How these red flags show up in deal terms (what it costs you)
If diligence finds these issues, buyers typically respond with:
- purchase price reduction (you pay for the risk immediately),
- escrow/holdback (you don’t get full cash at close),
- special indemnities (you remain exposed post-close),
- restructuring requirements (slows closing and increases fees),
- R&W insurance exclusions (harder/expensive insurance).
So the “tax cleanup” cost isn’t just professional fees—it’s negotiation leverage lost.
The pre-close cleanup plan (what smart sellers do)
If you’re planning a sale in the next 12–24 months, do this now:
Step 1: Build a filings inventory (US + foreign)
- What entities exist?
- Where do you have employees/contractors?
- Where do you have inventory?
- What returns were required?
- Which returns were filed (and when)?
Step 2: Run a focused risk assessment (don’t boil the ocean)
Prioritize:
- missing filings (highest urgency),
- withholding exposures,
- PE/nexus exposure,
- transfer pricing documentation gaps,
- VAT/GST high-risk countries.
Step 3: Fix documentation and controls going forward
Buyers don’t just care about history. They care whether you’ve stopped the bleeding.
Step 4: Align structure before the buyer forces you to
If the target has a messy cross-border structure, do planning proactively so you:
- preserve value,
- reduce friction,
- and control the timeline.
What buyers love to see (and what makes deals move faster)

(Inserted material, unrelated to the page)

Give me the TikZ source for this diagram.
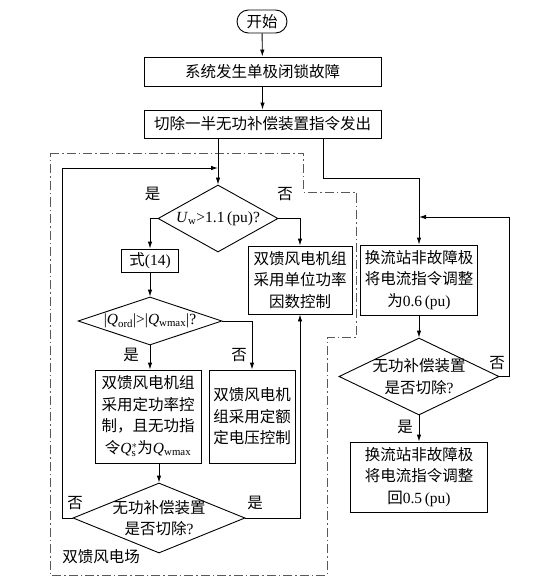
\documentclass[tikz,border=0pt]{standalone}
\usepackage{fontspec}
\setmainfont{Liberation Serif}
\newfontfamily\zh{Noto Sans CJK SC}
\usetikzlibrary{shapes.geometric,arrows.meta}

\newcommand{\latn}[1]{{\rmfamily #1}}

\tikzset{
  caixa/.style={draw, rectangle, align=center, inner sep=1pt, font=\zh\fontsize{15.5}{21.5}\selectfont},
  decisao/.style={draw, diamond, align=center, inner sep=-6pt, font=\zh\fontsize{15.5}{21.5}\selectfont},
  rotulo/.style={inner sep=0pt, font=\zh\fontsize{15.5}{18}\selectfont},
  seta/.style={-{Latex[length=7pt,width=4.5pt]}},
  limite/.style={gray!70!black, line width=0.7pt, dash pattern=on 9pt off 3pt on 1.5pt off 3pt}
}

\begin{document}
\begin{tikzpicture}[x=1pt,y=-1pt,line width=0.9pt]
\useasboundingbox (0,0) rectangle (557,585);

% Limite do parque eolico
\draw[limite] (50,153) -- (303,153) -- (303,192) -- (356,192) -- (356,337) -- (327,337) -- (327,575) -- (50,575) -- cycle;
\node[rotulo, anchor=west] (campo) at (62,557) {双馈风电场};

% Inicio e falha
\node[caixa, rounded corners=11.5pt, minimum width=50pt, minimum height=23pt] (inicio) at (262,21.5) {开始};
\node[caixa, minimum width=237pt, minimum height=29pt] (falha) at (262.5,71.5) {系统发生单极闭锁故障};
\node[caixa, minimum width=237pt, minimum height=28pt] (corte) at (262.5,124) {切除一半无功补偿装置指令发出};
\draw[seta] (inicio) -- (falha);
\draw[seta] (falha) -- (corte);

% Parque eolico
\node[decisao, shape aspect=1.8, minimum width=120pt, minimum height=67pt] (tensao) at (218,218.5) {\latn{\textit{U}\textsubscript{w}>1.1\,(pu)?}};
\node[caixa, minimum width=57pt, minimum height=23pt] (eq14) at (150,260.5) {式\latn{(14)}};
\node[caixa, minimum width=104pt, minimum height=68pt] (fatorunit) at (300,280) {双馈风电机组\\采用单位功率\\因数控制};
\node[decisao, shape aspect=3, minimum width=144pt, minimum height=48pt] (limiteq) at (150,321) {\latn{|\textit{Q}\textsubscript{ord}|>|\textit{Q}\textsubscript{wmax}|?}};
\node[caixa, minimum width=106pt, minimum height=93pt] (potconst) at (148,416.5) {双馈风电机组\\采用定功率控\\制，且无功指\\令\latn{\textit{Q}$^{*}_{\mathrm{s}}$}为\latn{\textit{Q}\textsubscript{wmax}}};
\node[caixa, minimum width=86pt, minimum height=93pt] (tensconst) at (252,416.5) {双馈风电机\\组采用定额\\定电压控制};
\node[decisao, shape aspect=2.46, minimum width=172pt, minimum height=70pt] (compens) at (159,518) {无功补偿装置\\是否切除\latn{?}};
\coordinate (retorno) at (218,168);

\draw[seta] (corte.south -| tensao.north) -- (tensao.north);
\draw[seta] (tensao.west) -| (eq14.north);
\draw[seta] (tensao.east) -| (fatorunit.north);
\draw[seta] (eq14.south) -- (limiteq.north);
\draw[seta] (limiteq.south) -- (limiteq.south |- potconst.north);
\draw[seta] (limiteq.east) -| (tensconst.north);
\draw[seta] (potconst.south -| compens.north) -- (compens.north);
\draw[seta] (compens.west) -- ++(-10,0) |- (retorno);
\draw[seta] (compens.east) -| (fatorunit.south);

\node[rotulo] (sim1) at (152.5,194) {是};
\node[rotulo] (nao1) at (285,194) {否};
\node[rotulo] (sim2) at (131,355) {是};
\node[rotulo] (nao2) at (239,355) {否};
\node[rotulo] (nao3) at (75,503) {否};
\node[rotulo] (sim3) at (255,503) {是};

% Estacao conversora
\node[caixa, minimum width=117pt, minimum height=70pt] (conv06) at (419,280) {换流站非故障极\\将电流指令调整\\为\latn{0.6\,(pu)}};
\node[decisao, shape aspect=2.08, minimum width=160pt, minimum height=77pt] (compens2) at (419,376.5) {无功补偿装置\\是否切除\latn{?}};
\node[caixa, minimum width=137pt, minimum height=70pt] (conv05) at (419,477) {换流站非故障极\\将电流指令调整\\回\latn{0.5\,(pu)}};
\coordinate (volta) at (419,217);

\draw[seta] ([xshift=60.5pt]corte.south) -- ++(0,40) -| (conv06.north);
\draw[seta] (conv06) -- (compens2);
\draw[seta] (compens2) -- (conv05);
\draw[seta] (compens2.east) -- ++(10,0) |- (volta);

\node[rotulo] (nao4) at (497,363) {否};
\node[rotulo] (sim4) at (405,427) {是};

\end{tikzpicture}
\end{document}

If you want a smoother close, build a diligence-ready package:
- entity chart with ownership % and countries
- intercompany agreements (current, executed, consistent)
- transfer pricing policy and supporting documentation
- withholding process and filings summary
- VAT/GST registration list and filing evidence
- PE/nexus assessment memo (even if high-level)
- a calendar showing ongoing compliance owners and deadlines
This isn’t “extra.” It’s how you keep leverage.
Bottom line
Cross-border tax diligence isn’t about perfection. It’s about
control, evidence, and predictability.
If your international footprint has grown faster than your controls, you’re exposed—and the buyer will price that exposure against you.